Tuesday, August 13, 2013

Women Philanthropists Born in 1828



Women Philanthropists
Born In 1828

       Ellen Collins (1828-1912) worked on getting supplies to the sick and wounded during the Civil War and then worked in the New York National Freedman’s Relief Association for education for blacks. She investigated conditions in asylums, hospitals and almshouses as a visitor for the State Board of Charities.  In 1880 she used $21,179 of her inheritance to buy and renovate 3 old tenement houses.  She then leased 4 adjoining houses.  With good management and reduced rents the units were low-cost housing at its best.  For 23 years her homes yielded satisfactory returns.  In 1903 she sold to new owners who carried on her policies.  The site in 1970 became a public housing project called Gov.
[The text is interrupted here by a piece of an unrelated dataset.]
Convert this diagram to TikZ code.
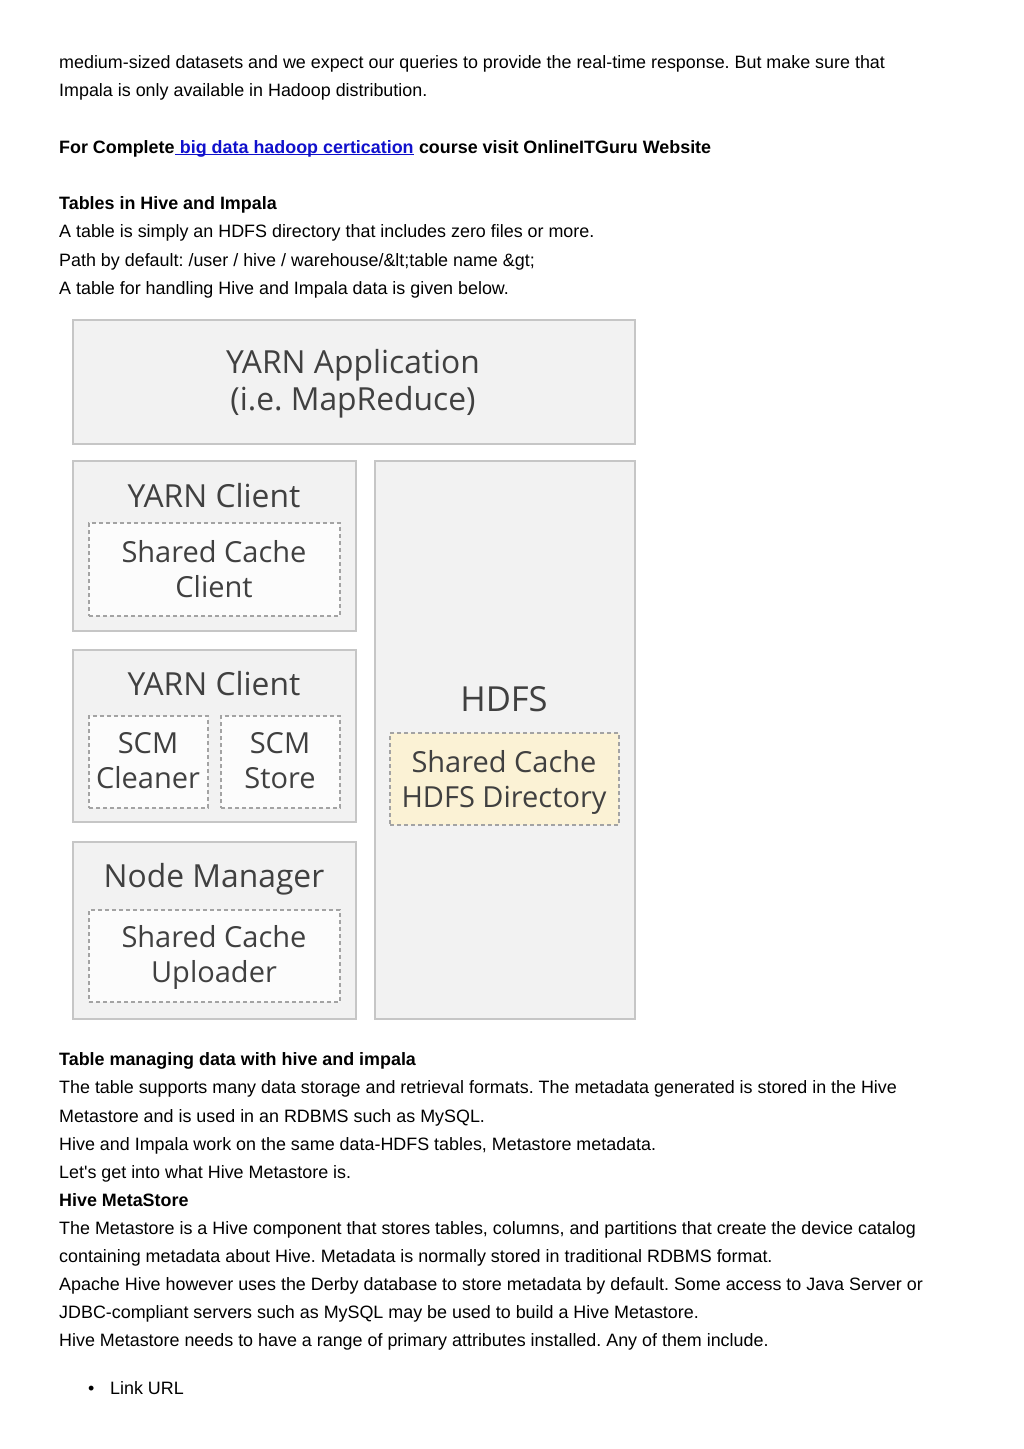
\documentclass[tikz,border=0pt]{standalone}
\usepackage{fontspec}
\setmainfont{Liberation Sans}
\newfontfamily\diafont{Open Sans}
\definecolor{panelfill}{HTML}{F2F2F2}
\definecolor{paneledge}{HTML}{C6C6C6}
\definecolor{dashedge}{HTML}{A3A3A3}
\definecolor{cachefill}{HTML}{FCFCFC}
\definecolor{dirfill}{HTML}{FBF2D5}
\definecolor{diatext}{HTML}{404040}
\definecolor{linkblue}{HTML}{1010CC}
\frenchspacing
\begin{document}
\begin{tikzpicture}[x=1pt,y=-1pt,
    panel/.style={draw=paneledge,fill=panelfill,line width=1.5pt,inner sep=0pt},
    cache/.style={draw=dashedge,fill=cachefill,line width=1.1pt,dash pattern=on 4pt off 3pt,inner sep=0pt},
    big/.style={font=\diafont\fontsize{31.8}{38}\selectfont,text=diatext,anchor=base,inner sep=0pt},
    small/.style={font=\diafont\fontsize{29}{35}\selectfont,text=diatext,anchor=base,inner sep=0pt},
    body/.style={font=\fontsize{17.9}{28}\selectfont,anchor=base west,inner sep=0pt},
    head/.style={body,font=\fontsize{17.9}{28}\selectfont\bfseries}]
    \useasboundingbox[fill=white] (0,0) rectangle (1024,1449);

    % text above the figure
    \foreach \n/\y/\t in {a/68/{medium-sized datasets and we expect our queries to provide the real-time response. But make sure that},
        b/96/{Impala is only available in Hadoop distribution.},
        c/237/{A table is simply an HDFS directory that includes zero files or more.},
        d/266/{Path by default: /user / hive / warehouse/\&lt;table name \&gt;},
        e/294/{A table for handling Hive and Impala data is given below.}}
        \node[body] (top\n) at (59,\y) {\t};
    \node[head] (promo) at (59,153) {For Complete};
    \node[head,text=linkblue] (link) at (promo.base east) {\ big data hadoop certication};
    \node[head] (visit) at (link.base east) {\ course visit OnlineITGuru Website};
    \draw[linkblue,line width=1.2pt] ([yshift=-1.8pt]link.base west) -- ([yshift=-1.8pt]link.base east);
    \node[head] (tables) at (59,209) {Tables in Hive and Impala};

    % the figure
    \node[panel,minimum width=562pt,minimum height=124pt] (app) at (354,382) {};
    \node[big] (appa) at (353,373) {YARN Application};
    \node[big] (appb) at (353,410) {(i.e. MapReduce)};

    \node[panel,minimum width=283pt,minimum height=170pt] (client) at (214.5,546) {};
    \node[big] (clienttxt) at (214,507) {YARN Client};
    \node[cache,minimum width=251pt,minimum height=93pt] (scc) at (214.5,569.5) {};
    \node[small] (scca) at (214,562) {Shared Cache};
    \node[small] (sccb) at (214,597) {Client};

    \node[panel,minimum width=283pt,minimum height=172pt] (scm) at (214.5,736) {};
    \node[big] (scmtxt) at (214,695) {YARN Client};
    \node[cache,minimum width=119pt,minimum height=92pt] (cleaner) at (148.5,762) {};
    \node[cache,minimum width=119pt,minimum height=92pt] (store) at (280.5,762) {};
    \node[small] (cleanera) at (148,753) {SCM};
    \node[small] (cleanerb) at (148,788) {Cleaner};
    \node[small] (storea) at (280,753) {SCM};
    \node[small] (storeb) at (280,788) {Store};

    \node[panel,minimum width=283pt,minimum height=177pt] (nm) at (214.5,930.5) {};
    \node[big] (nmtxt) at (214,887) {Node Manager};
    \node[cache,minimum width=251pt,minimum height=92pt] (upl) at (214.5,956) {};
    \node[small] (upla) at (214,947) {Shared Cache};
    \node[small] (uplb) at (214,982) {Uploader};

    \node[panel,minimum width=260pt,minimum height=558pt] (hdfs) at (505,740) {};
    \node[big,font=\diafont\fontsize{34.5}{40}\selectfont] (hdfstxt) at (504,711) {HDFS};
    \node[cache,fill=dirfill,minimum width=229pt,minimum height=92pt] (dir) at (504.5,779) {};
    \node[small] (dira) at (504,772) {Shared Cache};
    \node[small] (dirb) at (504,807) {HDFS Directory};

    % text below the figure
    \node[head] (managing) at (59,1065) {Table managing data with hive and impala};
    \foreach \n/\y/\t in {f/1093/{The table supports many data storage and retrieval formats. The metadata generated is stored in the Hive},
        g/1122/{Metastore and is used in an RDBMS such as MySQL.},
        h/1150/{Hive and Impala work on the same data-HDFS tables, Metastore metadata.},
        i/1178/{Let\textquotesingle s get into what Hive Metastore is.},
        j/1234/{The Metastore is a Hive component that stores tables, columns, and partitions that create the device catalog},
        k/1262/{containing metadata about Hive. Metadata is normally stored in traditional RDBMS format.},
        l/1290/{Apache Hive however uses the Derby database to store metadata by default. Some access to Java Server or},
        m/1318/{JDBC-compliant servers such as MySQL may be used to build a Hive Metastore.},
        n/1346/{Hive Metastore needs to have a range of primary attributes installed. Any of them include.}}
        \node[body] (low\n) at (59,\y) {\t};
    \node[head] (metastore) at (59,1206) {Hive MetaStore};
    \node[body] (bullet) at (88,1394) {•};
    \node[body] (linkurl) at (110,1394) {Link URL};
\end{tikzpicture}
\end{document}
Alfred E. Smith Houses.  Her estate of more than $200,000 included gifts to New York Quakers and some black educational institutions.
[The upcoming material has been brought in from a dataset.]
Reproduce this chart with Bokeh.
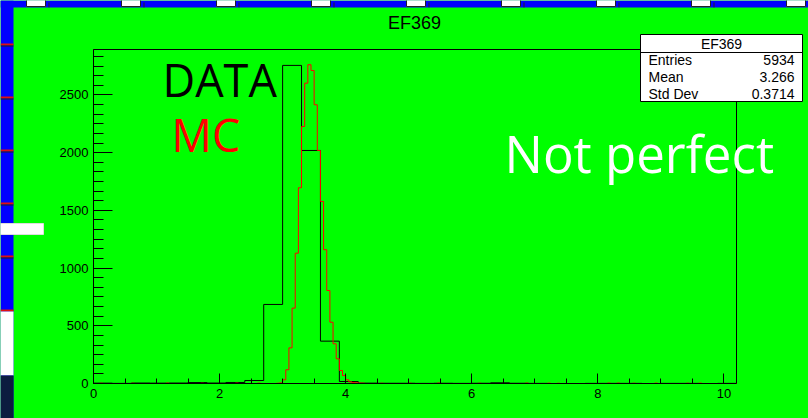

Caroline Rand (1828-1905) and her husband Elbridge Rand, with money from successful livestock and lumber businesses, supported the abolition movement and helped found the Republican Party.  Widowed in 1887, Rand turned her attention to education and social issues.  In 1893 she gave $35,000 to establish the Department of Applied Christianity at Iowa College in Grinnell with a young minister, George Herron, as head.  Its purpose was to expand the message of encouraging a sense of responsibility in the wealthy to work on social problems.  The E.D. Rand Foundation lectureship brought speakers like Jane Addams to the campus.   Caroline’s daughter Carrie (1867-1914) was instructor of physical education at the college and donated $8000 of the $9470 cost of the new E.D.Rand Gymnasium for women.  College officials claimed the Herron message was preventing donations to the college.  Herron resigned and with the Rand mother and daughter helped create the Socialist party in Indianapolis in 1901. Carrie and George Herron married in 1901. With a bequest of $100,000 from her mother, Carrie and Morris Hillquit set up the Rand School of Social Science in New York City in 1906 which lasted until 1956.
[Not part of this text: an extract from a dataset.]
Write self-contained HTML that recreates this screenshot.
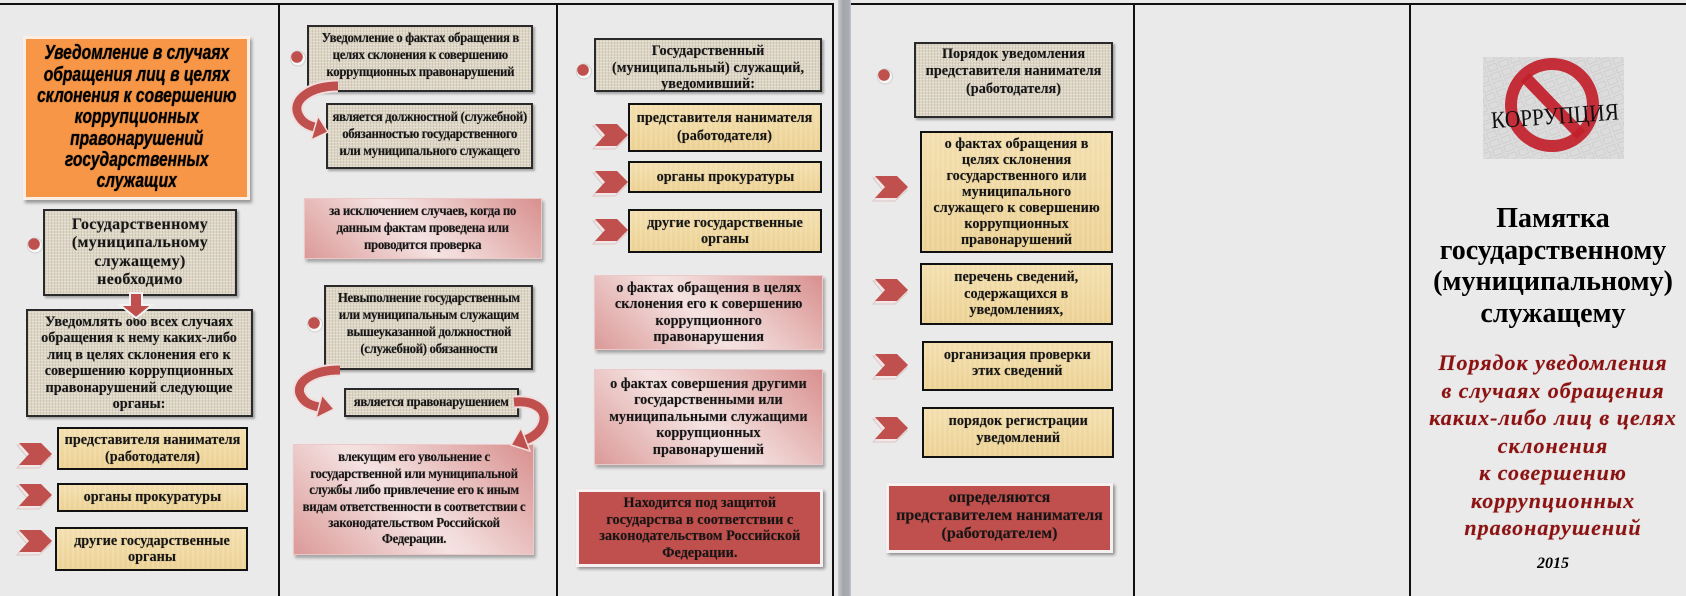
<!DOCTYPE html>
<html><head><meta charset="utf-8">
<style>
*{margin:0;padding:0}
body{width:1686px;height:596px;background:#eaeaea;position:relative;overflow:hidden;font-family:"Liberation Serif",serif}
.ln{position:absolute;background:#111}
.b{position:absolute;display:flex;align-items:center;justify-content:center;text-align:center;box-sizing:border-box;font-family:"Liberation Serif",serif;font-weight:bold;color:#151515;white-space:nowrap;text-shadow:0 0 1px rgba(0,0,0,.35)}
.t{display:inline-block}
.beige{background-color:#ddd5c5;background-image:repeating-linear-gradient(90deg,rgba(120,100,70,.13) 0 1px,transparent 1px 3px),repeating-linear-gradient(0deg,rgba(255,255,255,.28) 0 1px,transparent 1px 3px);border:2px solid #2a2a2a;box-shadow:2px 2px 2px rgba(0,0,0,.3)}
.yel{background-image:repeating-linear-gradient(90deg,rgba(255,255,255,.13) 0 2px,transparent 2px 5px),linear-gradient(180deg,#f3dfae,#ecd193);border:2px solid #111}
.pink{background:linear-gradient(225deg,#d8908e 0%,#f2dcdb 48%,#f4e2e1 55%,#db9a98 100%);border:1px solid #ecc9c8;box-shadow:2px 3px 3px rgba(0,0,0,.3)}
.red{background:#c0504d;border:3px solid #f6f0f0;box-shadow:2px 2px 3px rgba(0,0,0,.4)}
.s15{font-size:15px;letter-spacing:0;line-height:16.5px}
.s15 .t{transform:scaleX(.95)}
.c14{font-size:14px;letter-spacing:-.4px;line-height:17px}
.c14 .t{transform:scaleX(.92)}
</style></head><body>

<!-- frame lines -->
<div class="ln" style="left:0;top:3px;width:834px;height:2px"></div>
<div class="ln" style="left:851px;top:3px;width:835px;height:2px"></div>
<div class="ln" style="left:278px;top:3px;width:2px;height:593px"></div>
<div class="ln" style="left:556px;top:3px;width:2px;height:593px"></div>
<div class="ln" style="left:832px;top:3px;width:2px;height:593px"></div>
<div class="ln" style="left:1133px;top:3px;width:2px;height:593px"></div>
<div class="ln" style="left:1409px;top:3px;width:2px;height:593px"></div>
<div style="position:absolute;left:838px;top:0;width:13px;height:596px;background:linear-gradient(90deg,#c8cbcf,#a3a7ab 40%,#a9adb1 85%,#c4c7cb)"></div>

<!-- Column 1 -->
<div class="b" style="left:23px;top:36px;width:227px;height:164px;background:#f79646;border:3px solid #fbeee4;box-shadow:2px 3px 3px rgba(0,0,0,.35);font-family:'Liberation Sans',sans-serif;font-style:italic;font-weight:bold;font-size:20px;line-height:21.3px;color:#000;text-shadow:0 0 1px #000">
<div style="transform:scaleX(.78)">Уведомление в случаях<br>обращения лиц в целях<br>склонения к совершению<br>коррупционных<br>правонарушений<br>государственных<br>служащих</div></div>

<div class="b beige" style="left:43px;top:209px;width:194px;height:87px;font-size:16px;letter-spacing:.3px;line-height:18.5px">Государственному<br>(муниципальному<br>служащему)<br>необходимо</div>

<div class="b beige s15" style="left:26px;top:309px;width:227px;height:108px"><span class="t">Уведомлять обо всех случаях<br>обращения к нему каких-либо<br>лиц в целях склонения его к<br>совершению коррупционных<br>правонарушений следующие<br>органы:</span></div>

<div class="b yel s15" style="left:57px;top:427px;width:191px;height:43px"><span class="t">представителя нанимателя<br>(работодателя)</span></div>
<div class="b yel s15" style="left:57px;top:483px;width:191px;height:29px"><span class="t">органы прокуратуры</span></div>
<div class="b yel s15" style="left:55px;top:527px;width:193px;height:44px"><span class="t">другие государственные<br>органы</span></div>

<!-- Column 2 -->
<div class="b beige c14" style="left:307px;top:25px;width:226px;height:67px;padding-bottom:7px"><span class="t">Уведомление о фактах обращения в<br>целях склонения к совершению<br>коррупционных правонарушений</span></div>
<div class="b beige c14" style="left:326px;top:103px;width:207px;height:66px;padding-bottom:3px"><span class="t">является должностной (служебной)<br>обязанностью государственного<br>или муниципального служащего</span></div>
<div class="b pink c14" style="left:304px;top:198px;width:238px;height:61px"><span class="t">за исключением случаев, когда по<br>данным фактам проведена или<br>проводится проверка</span></div>
<div class="b beige c14" style="left:324px;top:285px;width:209px;height:85px;padding-bottom:8px"><span class="t">Невыполнение государственным<br>или муниципальным служащим<br>вышеуказанной должностной<br>(служебной) обязанности</span></div>
<div class="b beige c14" style="left:344px;top:388px;width:175px;height:29px"><span class="t">является правонарушением</span></div>
<div class="b pink c14" style="left:293px;top:444px;width:241px;height:111px;line-height:16.4px"><span class="t">влекущим его увольнение с<br>государственной или муниципальной<br>службы либо привлечение его к иным<br>видам ответственности в соответствии с<br>законодательством Российской<br>Федерации.</span></div>

<!-- Column 3 -->
<div class="b beige s15" style="left:594px;top:38px;width:228px;height:54px;padding-top:6px"><span class="t">Государственный<br>(муниципальный) служащий,<br>уведомивший:</span></div>
<div class="b yel s15" style="left:628px;top:103px;width:194px;height:49px;line-height:17.5px"><span class="t">представителя нанимателя<br>(работодателя)</span></div>
<div class="b yel s15" style="left:628px;top:161px;width:194px;height:32px"><span class="t">органы прокуратуры</span></div>
<div class="b yel s15" style="left:628px;top:209px;width:194px;height:44px"><span class="t">другие государственные<br>органы</span></div>
<div class="b pink s15" style="left:594px;top:275px;width:229px;height:75px"><span class="t">о фактах обращения в целях<br>склонения его к совершению<br>коррупционного<br>правонарушения</span></div>
<div class="b pink s15" style="left:594px;top:369px;width:229px;height:96px"><span class="t">о фактах совершения другими<br>государственными или<br>муниципальными служащими<br>коррупционных<br>правонарушений</span></div>
<div class="b red s15" style="left:576px;top:489px;width:247px;height:78px"><span class="t">Находится под защитой<br>государства в соответствии с<br>законодательством Российской<br>Федерации.</span></div>

<!-- Column 4 -->
<div class="b beige s15" style="left:914px;top:42px;width:199px;height:76px;line-height:17.5px;padding-bottom:16px"><span class="t">Порядок уведомления<br>представителя нанимателя<br>(работодателя)</span></div>
<div class="b yel s15" style="left:920px;top:131px;width:193px;height:122px;line-height:16px"><span class="t">о фактах обращения в<br>целях склонения<br>государственного или<br>муниципального<br>служащего к совершению<br>коррупционных<br>правонарушений</span></div>
<div class="b yel s15" style="left:920px;top:263px;width:193px;height:62px"><span class="t">перечень сведений,<br>содержащихся в<br>уведомлениях,</span></div>
<div class="b yel s15" style="left:922px;top:341px;width:191px;height:50px;padding-bottom:6px"><span class="t">организация проверки<br>этих сведений</span></div>
<div class="b yel s15" style="left:922px;top:407px;width:192px;height:51px;padding-bottom:6px"><span class="t">порядок регистрации<br>уведомлений</span></div>
<div class="b red" style="left:886px;top:483px;width:227px;height:70px;font-size:16px;letter-spacing:0;line-height:18px;padding-bottom:4px">определяются<br>представителем нанимателя<br>(работодателем)</div>

<!-- Column 6 (title) -->
<div style="position:absolute;left:1420px;top:203px;width:266px;text-align:center;font-family:'Liberation Serif',serif;font-weight:bold;font-size:28px;line-height:31.5px;color:#000;white-space:nowrap">Памятка<br>государственному<br>(муниципальному)<br>служащему</div>
<div style="position:absolute;left:1420px;top:349px;width:266px;text-align:center;font-family:'Liberation Serif',serif;font-weight:bold;font-style:italic;font-size:22px;letter-spacing:1px;line-height:27.5px;color:#8c1212;white-space:nowrap;text-shadow:0 0 1px rgba(120,0,0,.4)">Порядок уведомления<br>в случаях обращения<br>каких-либо лиц в целях<br>склонения<br>к совершению<br>коррупционных<br>правонарушений</div>
<div style="position:absolute;left:1420px;top:555px;width:266px;text-align:center;font-family:'Liberation Serif',serif;font-weight:bold;font-style:italic;font-size:16px;line-height:18px;color:#000">2015</div>

<!-- image -->
<svg style="position:absolute;left:1483px;top:57px" width="141" height="102" viewBox="0 0 141 102">
<defs>
<pattern id="pp" width="12" height="9" patternUnits="userSpaceOnUse" patternTransform="rotate(-20)">
<rect width="12" height="9" fill="#d6d6d6"/><rect x="1" y="1" width="9" height="6" fill="none" stroke="#bdbdbd" stroke-width="1"/>
</pattern></defs>
<rect width="141" height="102" fill="url(#pp)"/>
<rect width="141" height="102" fill="#e4e4e4" opacity=".45"/>
<circle cx="69" cy="48" r="41" fill="none" stroke="#c21f2a" stroke-width="12" opacity=".92"/>
<line x1="42" y1="20" x2="98" y2="78" stroke="#c21f2a" stroke-width="12" opacity=".92"/>
<text x="8" y="67" font-family="Liberation Serif, serif" font-size="24" fill="#111" textLength="128" lengthAdjust="spacingAndGlyphs" transform="rotate(-4 70 60)">КОРРУПЦИЯ</text>
</svg>

<!-- overlay: bullets, chevrons, arrows -->
<svg style="position:absolute;left:0;top:0" width="1686" height="596" viewBox="0 0 1686 596">
<defs>
<g id="bul"><circle cx="1" cy="1.5" r="7.5" fill="#f7f7f7" stroke="#cfcfcf" stroke-width="1"/><circle cx="0" cy="0" r="5.8" fill="#c0504d"/></g>
<g id="chev"><polygon points="-2,-9 20,-9 32,3 20,14 -2,14 8,3" fill="#f4e6e6" stroke="#d9c8c8" stroke-width="1"/><polygon points="0,-11 22,-11 33,0 22,11 0,11 10,0" fill="#c0504d"/></g>
</defs>
<use href="#bul" x="34" y="244"/>
<use href="#bul" x="297" y="57"/>
<use href="#bul" x="314" y="323"/>
<use href="#bul" x="583" y="70"/>
<use href="#bul" x="884" y="75"/>

<use href="#chev" x="19" y="454"/>
<use href="#chev" x="19" y="495"/>
<use href="#chev" x="19" y="541"/>
<use href="#chev" x="595" y="135"/>
<use href="#chev" x="595" y="182"/>
<use href="#chev" x="595" y="230"/>
<use href="#chev" x="875" y="187"/>
<use href="#chev" x="875" y="290"/>
<use href="#chev" x="875" y="365"/>
<use href="#chev" x="875" y="428"/>

<!-- down arrow col1 -->
<polygon points="130,293 142,293 142,305 152,305 136,318 120,305 130,305" fill="#c0504d" stroke="#f3f3f3" stroke-width="2"/>

<!-- curved arrow 1 -->
<path d="M338,86 C310,86 292,100 298,114 C301,121 306,125 315,127" fill="none" stroke="#f1dede" stroke-width="13"/>
<path d="M338,86 C310,86 292,100 298,114 C301,121 306,125 315,127" fill="none" stroke="#c0504d" stroke-width="9"/>
<polygon points="318,116 328,132 311,140" fill="#c0504d" stroke="#f1dede" stroke-width="1.5"/>

<!-- curved arrow 2 -->
<path d="M340,370 C312,370 296,382 300,394 C303,401 308,405 319,407" fill="none" stroke="#f1dede" stroke-width="13"/>
<path d="M340,370 C312,370 296,382 300,394 C303,401 308,405 319,407" fill="none" stroke="#c0504d" stroke-width="9"/>
<polygon points="322,395 334,409 316,418" fill="#c0504d" stroke="#f1dede" stroke-width="1.5"/>

<!-- curved arrow 3 -->
<path d="M514,402 C535,400 548,410 543,424 C540,432 533,437 525,440" fill="none" stroke="#f1dede" stroke-width="13"/>
<path d="M514,402 C535,400 548,410 543,424 C540,432 533,437 525,440" fill="none" stroke="#c0504d" stroke-width="9"/>
<polygon points="521,428 530,451 511,445" fill="#c0504d" stroke="#f1dede" stroke-width="1.5"/>
</svg>

</body></html>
Margaret Sage (1828-1918) and her husband Russell supported many causes including the humane treatment of animals, suffrage, temperance, and educational opportunity.  When her husband died in 1906, Sage inherited more than 63 million dollars and began philanthropic endeavors on a large scale.  First, in 1907 she established the Russell Sage Foundation with 10 million dollars to improve social and living conditions for the poor.  Smaller amounts went to churches, schools, hospitals, the YWCA and the YMCA.  She contributed to the Standish Hall dormitory at Harvard and gave $650,000 to Yale for the Pierson-Sage campus.  In 1910 she gave a new campus to the Emma Willard School and founded the Russell Sage College for women’s vocational education.
Sage’s total public gifts totaled from $75,000,000 to $80,000,000.  Her will provided $1,600,000 to Syracuse University, $800,000 to 13 Eastern colleges, Tuskegee, Hampton and the New York Public Library.  Religious bequests totaled about $7,500,000.  The endowment of the Russell Sage Foundation grew by $5,600,000.  Sizable gifts went to the Metropolitan Museum of Art, the New York Botanical Gardens, and the New York Zoological Society.
Her philanthropic philosophy grew from the conviction that the idle wealthy with their sexual immorality set a bad example for those not so rich.  She felt that practical education was needed to develop moral responsibility through self-help for the poor.

Jane Stanford (1828-1905) and her husband supported San Francisco’s kindergartens of Sarah Cooper and a children’s hospital in Albany, New York and other groups.  Following the death of their son in 1884 at age 15, the Stanfords decided to found a university.  Jane took charge of planning and developing the institution which opened in 1891 as The Leland Stanford Junior University.  Widowed in 1893, she overcame problems resulting from the panic of 1893, as well as claims of $15,000,000 in 1893 by the US government which was eventually thrown out by the Supreme Court in 1896.  The university grew with an ambitious building program, but unfortunately low salaries for faculty produced poor morale. Stanford seemed to feel the honor of working at the university could make up for low salaries.  By 1901 Stanford transferred more than $11,000,000 to the university.

Catharine Lorillard Wolfe (1828-1887) received a large inheritance in 1872 from her father which, added to her Lorillard inheritance, gave her a fortune of about $12,000,000.  Following the example of her father, she began with gifts and endowments totaling a million dollars to churches and help to aged and infirm clergy, the Children’s Aid Society, a Home for Incurables, and Union College.
In 1884-5 she financed the first American archaeological expedition to Iraq by the American School of Classical Studies.  This led to the excavation in 1888 of the city of Nippur by scientists from the University of Pennsylvania.
She also donated her collection of 120 paintings and 22 watercolors by French and German artists to the Metropolitan Museum of Art.  They were valued at $500,000 in 1887 and she contributed an additional $200,000 for the upkeep of the collection.  She was one the first philanthropists to extend gifts to artistic and scientific causes.